Each node has two Xeon Nehalem processors, for a total of either four or eight cores. So each node is equivalent to a really, really fast desktop computer, something with twice the horsepower of the aforementioned Mac Pro workstation. Each node has a hard drive for its operating system software as well as network interfaces for moving data in and out.
So what does this all mean? It means that the supercomputer at the heart of climate and weather science at NASA Goddard runs on the same kind of processors found in personal computers — perhaps yours.
The processors work in parallel, like an army of workers digging a canal with shovels. Each processor lifts a shovelful of data at a time, but if you have a lot of shovels, you end up with the Panama Canal.

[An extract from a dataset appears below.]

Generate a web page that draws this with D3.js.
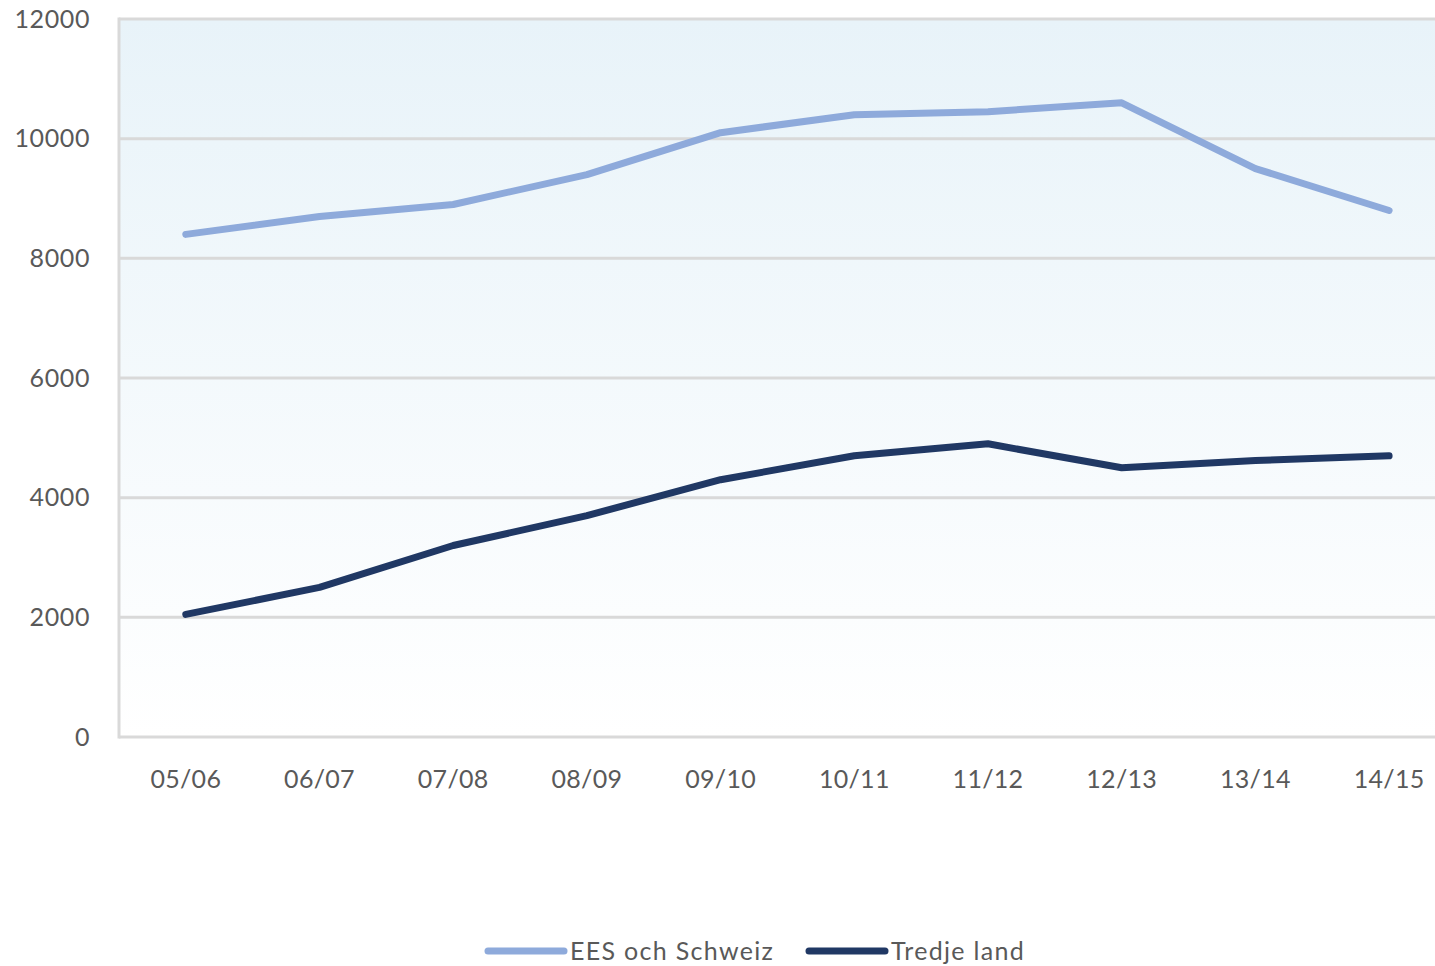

Of course, the thousands of workers also need life support, like shelter, food, and water. In supercomputing terms, that means electricity and cooling systems to carry waste heat away from the processors.
A lot of clever engineering went into packing Discover into a couple of rooms. For example, the back doors of the equipment racks have heat-sucking radiators built into them. The radiators are hooked up to Goddard’s chilled water system. Having multiple cores on the same chip reduces the hardware required to prevent a cybermeltdown.
Although right now Discover crunches with 15,000 cores, a planned upgrade will bring it to around 29,000. And what does this all buy you? About 160 teraflops of computing power for the moment.
A teraflop is one trillion floating point operations per second. Flops measure the computing horsepower of a system, its ability to crunch numbers. Add two numbers in your head: you have just completed one floating point operation.
So what is 160 teraflops?
Get the entire world population to add two numbers every second for 5 hours and 20 minutes. That’s 160 teraflops!
OH AND DID I MENTION? All opinions and opinionlike objects in this blog are mine alone and NOT those of NASA or Goddard Space Flight Center.